Quote from the first line below through the line that contains "const cbarTicks = [0, 0.2, 0.4, 0.6, 0.8, 1.0];", both included, and leave the pictures out.

--- BEGIN ---

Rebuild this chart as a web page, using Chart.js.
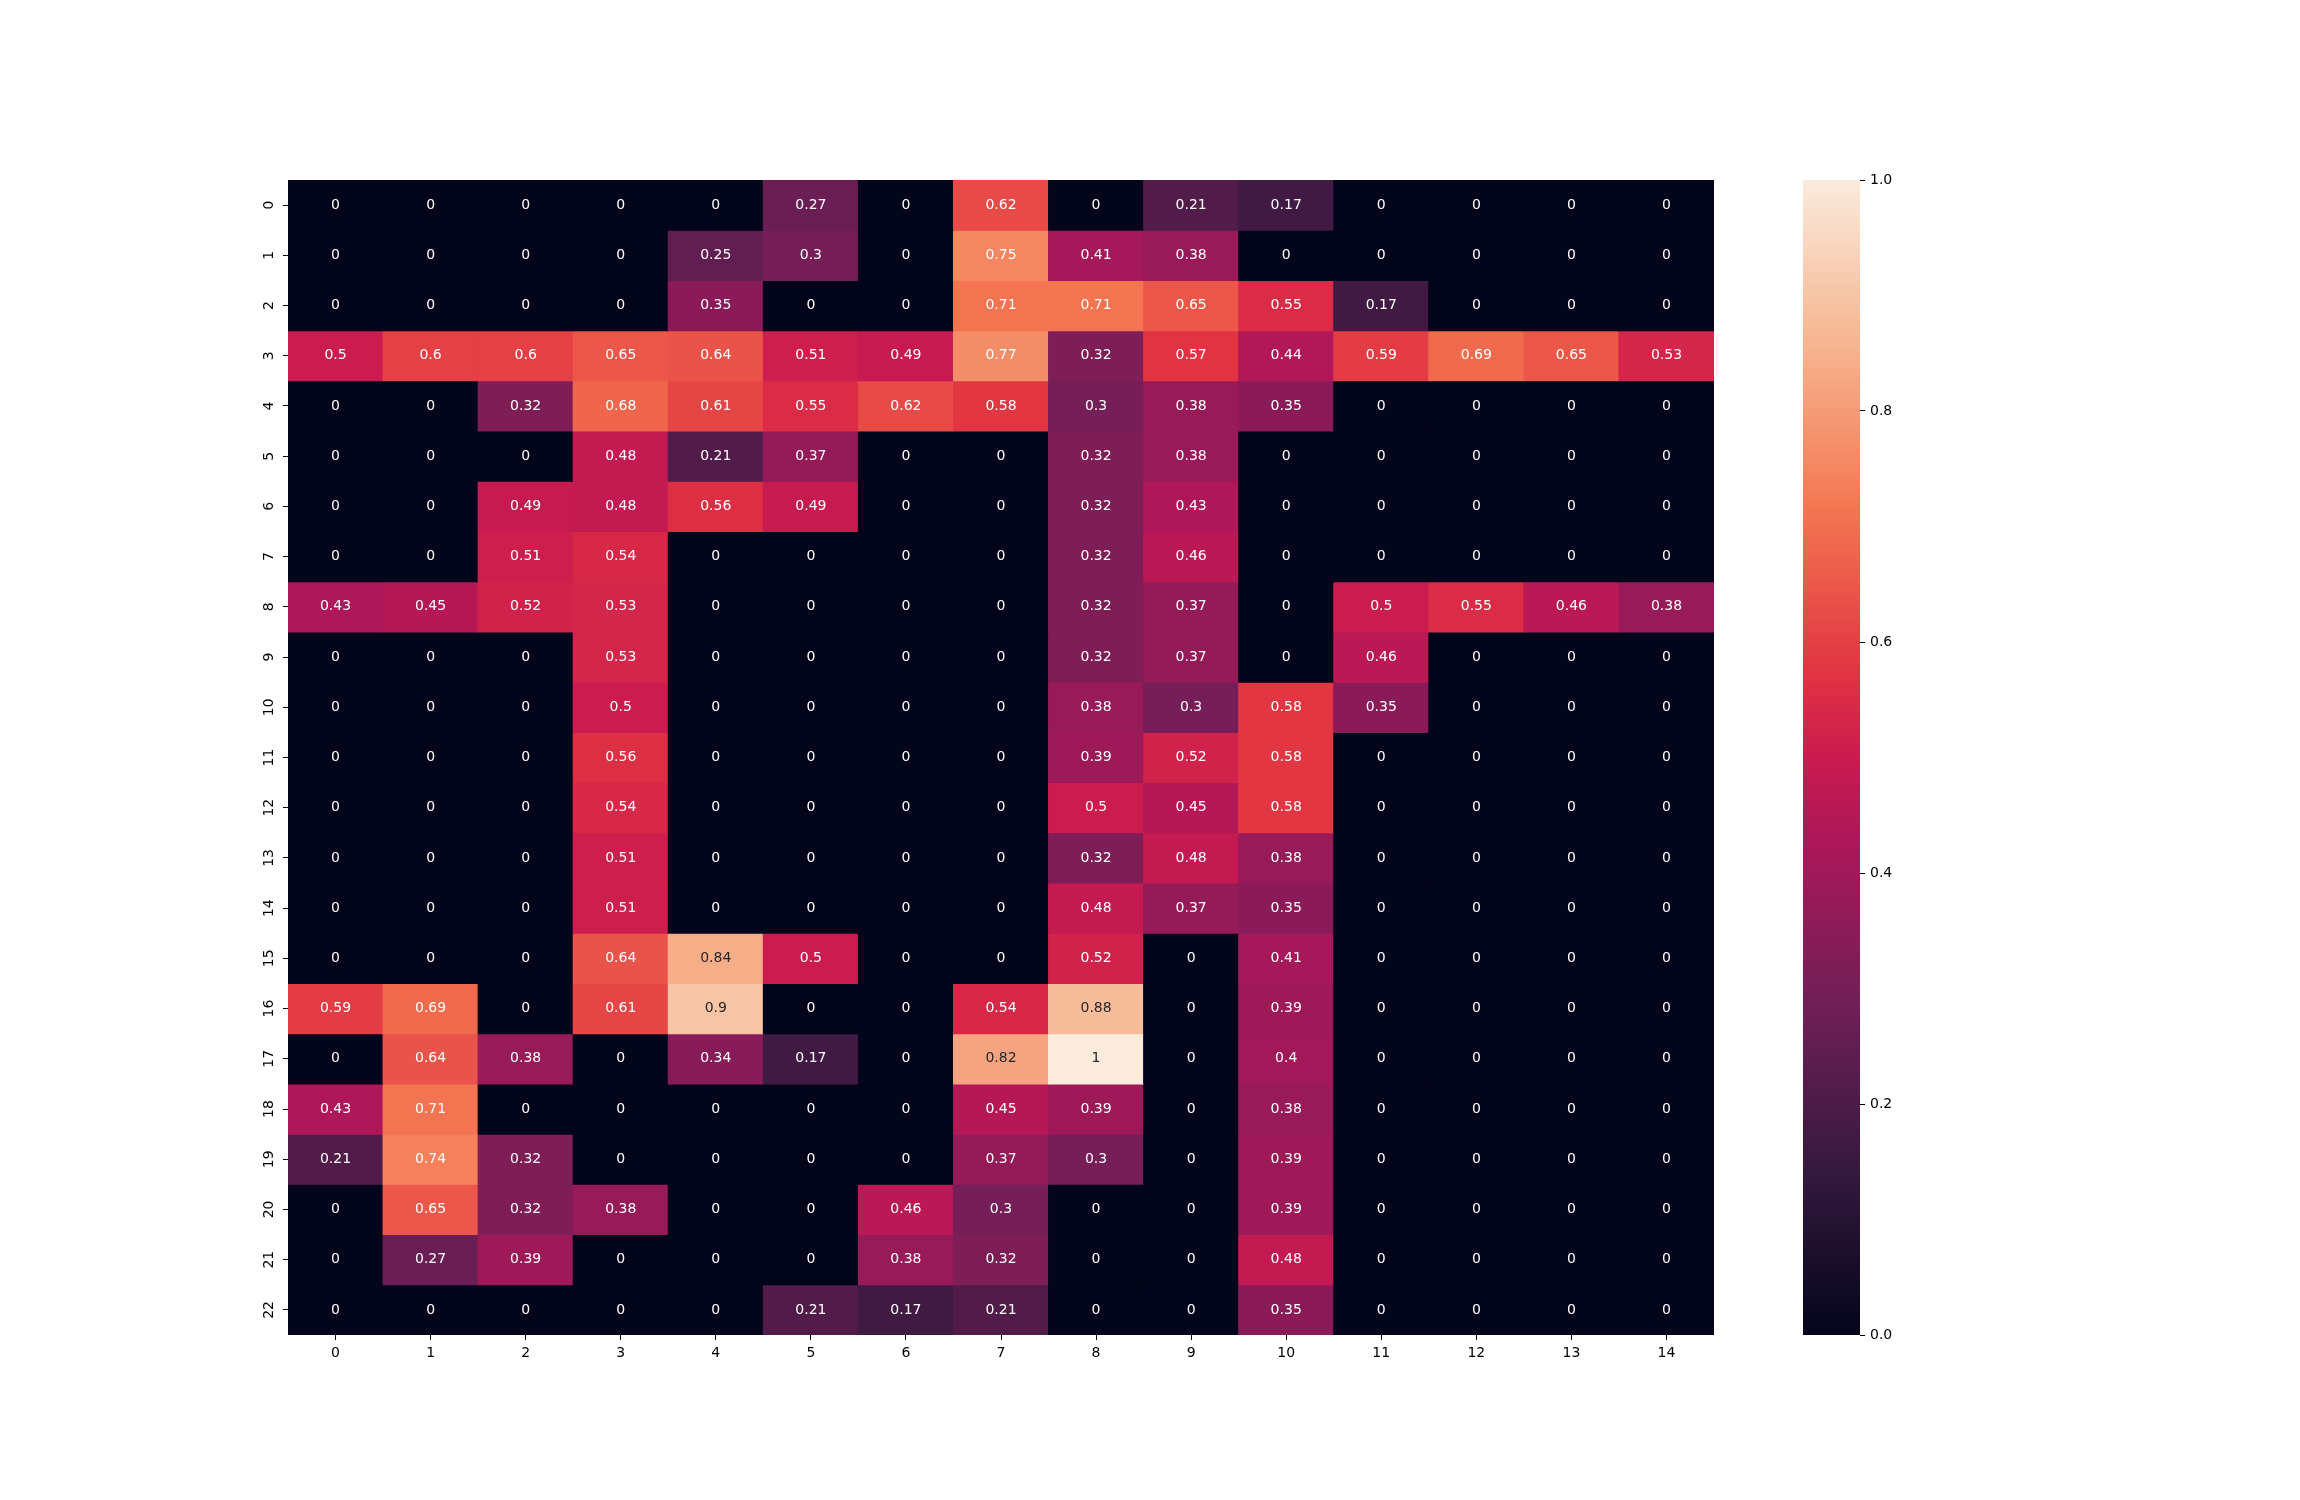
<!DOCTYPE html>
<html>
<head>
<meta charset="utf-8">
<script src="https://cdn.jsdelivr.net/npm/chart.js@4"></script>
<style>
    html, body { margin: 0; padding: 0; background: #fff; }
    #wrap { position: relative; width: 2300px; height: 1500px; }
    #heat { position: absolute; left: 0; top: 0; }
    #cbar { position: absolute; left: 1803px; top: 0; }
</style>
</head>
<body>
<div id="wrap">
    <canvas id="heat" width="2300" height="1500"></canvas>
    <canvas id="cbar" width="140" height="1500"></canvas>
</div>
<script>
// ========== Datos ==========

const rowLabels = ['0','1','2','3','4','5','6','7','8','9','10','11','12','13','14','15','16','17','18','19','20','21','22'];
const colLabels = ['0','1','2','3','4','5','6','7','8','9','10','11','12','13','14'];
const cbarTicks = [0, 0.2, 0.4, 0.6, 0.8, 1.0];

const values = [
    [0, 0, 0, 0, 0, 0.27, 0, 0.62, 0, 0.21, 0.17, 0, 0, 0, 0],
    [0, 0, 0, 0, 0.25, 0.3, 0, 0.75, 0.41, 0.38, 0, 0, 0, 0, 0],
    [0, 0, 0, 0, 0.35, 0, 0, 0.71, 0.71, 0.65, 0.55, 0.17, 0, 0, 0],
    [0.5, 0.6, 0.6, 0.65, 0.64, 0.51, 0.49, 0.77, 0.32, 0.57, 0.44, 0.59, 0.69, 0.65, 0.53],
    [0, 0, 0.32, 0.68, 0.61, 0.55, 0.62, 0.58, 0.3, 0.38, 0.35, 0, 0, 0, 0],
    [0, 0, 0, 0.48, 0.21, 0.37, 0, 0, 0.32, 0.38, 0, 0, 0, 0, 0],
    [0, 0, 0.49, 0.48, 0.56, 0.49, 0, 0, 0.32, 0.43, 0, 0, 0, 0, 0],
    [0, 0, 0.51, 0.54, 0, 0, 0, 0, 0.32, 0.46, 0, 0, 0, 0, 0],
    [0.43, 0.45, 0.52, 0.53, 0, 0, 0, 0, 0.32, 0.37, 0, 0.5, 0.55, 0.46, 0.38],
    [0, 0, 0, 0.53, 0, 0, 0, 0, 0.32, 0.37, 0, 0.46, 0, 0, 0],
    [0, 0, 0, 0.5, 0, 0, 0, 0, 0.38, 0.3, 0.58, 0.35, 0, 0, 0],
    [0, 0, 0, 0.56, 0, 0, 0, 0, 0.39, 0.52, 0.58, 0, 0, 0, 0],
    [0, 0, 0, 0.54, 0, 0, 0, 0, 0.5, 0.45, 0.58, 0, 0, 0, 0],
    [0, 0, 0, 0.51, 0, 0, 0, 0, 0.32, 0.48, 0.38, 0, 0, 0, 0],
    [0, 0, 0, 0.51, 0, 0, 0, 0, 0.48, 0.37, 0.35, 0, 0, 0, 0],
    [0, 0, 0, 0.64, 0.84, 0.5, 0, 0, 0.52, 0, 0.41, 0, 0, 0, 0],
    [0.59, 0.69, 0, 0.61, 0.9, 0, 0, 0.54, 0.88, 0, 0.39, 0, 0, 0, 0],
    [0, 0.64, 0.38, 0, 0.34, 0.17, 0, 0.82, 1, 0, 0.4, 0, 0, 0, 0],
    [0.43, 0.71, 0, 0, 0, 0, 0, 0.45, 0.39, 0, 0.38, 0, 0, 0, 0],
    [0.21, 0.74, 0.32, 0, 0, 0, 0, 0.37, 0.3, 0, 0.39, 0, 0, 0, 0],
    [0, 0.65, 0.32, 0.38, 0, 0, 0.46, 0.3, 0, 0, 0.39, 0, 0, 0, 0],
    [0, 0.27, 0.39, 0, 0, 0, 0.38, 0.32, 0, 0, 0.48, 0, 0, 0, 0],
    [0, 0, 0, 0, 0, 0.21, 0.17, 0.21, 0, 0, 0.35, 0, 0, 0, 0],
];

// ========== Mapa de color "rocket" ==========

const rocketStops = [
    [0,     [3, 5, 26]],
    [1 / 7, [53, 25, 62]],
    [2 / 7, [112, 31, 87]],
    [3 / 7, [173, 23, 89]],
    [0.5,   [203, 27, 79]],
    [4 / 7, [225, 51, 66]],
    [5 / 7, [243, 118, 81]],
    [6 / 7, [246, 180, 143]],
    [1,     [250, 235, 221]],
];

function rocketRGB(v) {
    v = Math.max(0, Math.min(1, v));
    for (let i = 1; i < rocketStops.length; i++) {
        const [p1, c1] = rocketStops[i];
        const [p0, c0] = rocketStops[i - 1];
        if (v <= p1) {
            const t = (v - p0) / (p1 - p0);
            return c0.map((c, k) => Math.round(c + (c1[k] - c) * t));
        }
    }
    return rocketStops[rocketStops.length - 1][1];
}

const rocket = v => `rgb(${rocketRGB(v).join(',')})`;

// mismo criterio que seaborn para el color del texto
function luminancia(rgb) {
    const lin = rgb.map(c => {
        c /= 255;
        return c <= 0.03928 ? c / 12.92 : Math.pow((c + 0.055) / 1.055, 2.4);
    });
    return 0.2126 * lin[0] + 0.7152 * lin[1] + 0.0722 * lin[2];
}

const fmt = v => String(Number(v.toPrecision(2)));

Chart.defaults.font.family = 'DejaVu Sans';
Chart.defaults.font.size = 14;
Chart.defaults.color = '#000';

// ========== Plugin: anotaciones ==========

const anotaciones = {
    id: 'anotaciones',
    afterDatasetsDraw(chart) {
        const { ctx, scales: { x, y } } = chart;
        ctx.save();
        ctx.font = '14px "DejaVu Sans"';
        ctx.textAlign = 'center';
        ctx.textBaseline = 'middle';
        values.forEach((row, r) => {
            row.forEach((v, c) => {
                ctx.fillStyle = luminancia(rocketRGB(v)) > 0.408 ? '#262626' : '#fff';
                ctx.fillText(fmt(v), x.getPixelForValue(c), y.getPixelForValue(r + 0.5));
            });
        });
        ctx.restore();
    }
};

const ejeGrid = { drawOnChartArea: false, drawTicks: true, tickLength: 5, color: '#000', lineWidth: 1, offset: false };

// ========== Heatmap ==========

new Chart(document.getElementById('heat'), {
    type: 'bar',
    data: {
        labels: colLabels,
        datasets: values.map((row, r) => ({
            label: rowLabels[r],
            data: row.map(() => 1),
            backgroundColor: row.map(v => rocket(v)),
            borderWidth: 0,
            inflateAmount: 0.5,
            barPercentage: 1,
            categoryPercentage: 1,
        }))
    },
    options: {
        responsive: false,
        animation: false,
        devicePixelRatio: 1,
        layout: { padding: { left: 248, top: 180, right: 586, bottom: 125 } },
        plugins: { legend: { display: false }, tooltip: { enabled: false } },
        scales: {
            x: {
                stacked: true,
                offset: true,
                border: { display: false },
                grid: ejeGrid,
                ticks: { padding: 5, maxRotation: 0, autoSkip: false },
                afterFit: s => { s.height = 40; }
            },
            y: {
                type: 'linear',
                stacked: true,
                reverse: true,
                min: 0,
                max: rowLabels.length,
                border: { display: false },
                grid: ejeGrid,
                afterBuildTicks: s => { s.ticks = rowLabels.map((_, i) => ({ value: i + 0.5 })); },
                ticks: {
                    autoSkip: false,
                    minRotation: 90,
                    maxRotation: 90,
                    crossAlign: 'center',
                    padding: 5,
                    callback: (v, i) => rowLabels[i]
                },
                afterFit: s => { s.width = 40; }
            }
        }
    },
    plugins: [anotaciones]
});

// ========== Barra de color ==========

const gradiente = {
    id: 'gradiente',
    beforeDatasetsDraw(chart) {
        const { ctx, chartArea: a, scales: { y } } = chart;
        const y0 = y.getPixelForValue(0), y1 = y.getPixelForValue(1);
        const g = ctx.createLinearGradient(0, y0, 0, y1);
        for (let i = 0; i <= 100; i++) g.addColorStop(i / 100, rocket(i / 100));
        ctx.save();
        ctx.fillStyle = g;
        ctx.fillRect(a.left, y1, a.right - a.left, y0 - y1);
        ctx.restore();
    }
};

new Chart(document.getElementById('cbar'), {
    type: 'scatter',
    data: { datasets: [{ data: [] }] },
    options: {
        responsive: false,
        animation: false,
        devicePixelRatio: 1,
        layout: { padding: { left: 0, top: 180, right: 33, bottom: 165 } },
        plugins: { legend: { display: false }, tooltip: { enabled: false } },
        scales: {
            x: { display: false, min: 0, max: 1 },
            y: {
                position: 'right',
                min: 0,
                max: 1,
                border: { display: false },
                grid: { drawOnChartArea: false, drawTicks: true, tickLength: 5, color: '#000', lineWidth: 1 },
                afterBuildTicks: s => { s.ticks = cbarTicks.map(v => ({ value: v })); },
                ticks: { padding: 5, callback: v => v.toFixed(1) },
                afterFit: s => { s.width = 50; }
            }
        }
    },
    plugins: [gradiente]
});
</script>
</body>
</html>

--- END ---

ANSWER TO THE EXERCISE:
Rebuild this chart as a web page, using Chart.js.
<!DOCTYPE html>
<html>
<head>
<meta charset="utf-8">
<script src="https://cdn.jsdelivr.net/npm/chart.js@4"></script>
<style>
    html, body { margin: 0; padding: 0; background: #fff; }
    #wrap { position: relative; width: 2300px; height: 1500px; }
    #heat { position: absolute; left: 0; top: 0; }
    #cbar { position: absolute; left: 1803px; top: 0; }
</style>
</head>
<body>
<div id="wrap">
    <canvas id="heat" width="2300" height="1500"></canvas>
    <canvas id="cbar" width="140" height="1500"></canvas>
</div>
<script>
// ========== Datos ==========

const rowLabels = ['0','1','2','3','4','5','6','7','8','9','10','11','12','13','14','15','16','17','18','19','20','21','22'];
const colLabels = ['0','1','2','3','4','5','6','7','8','9','10','11','12','13','14'];
const cbarTicks = [0, 0.2, 0.4, 0.6, 0.8, 1.0];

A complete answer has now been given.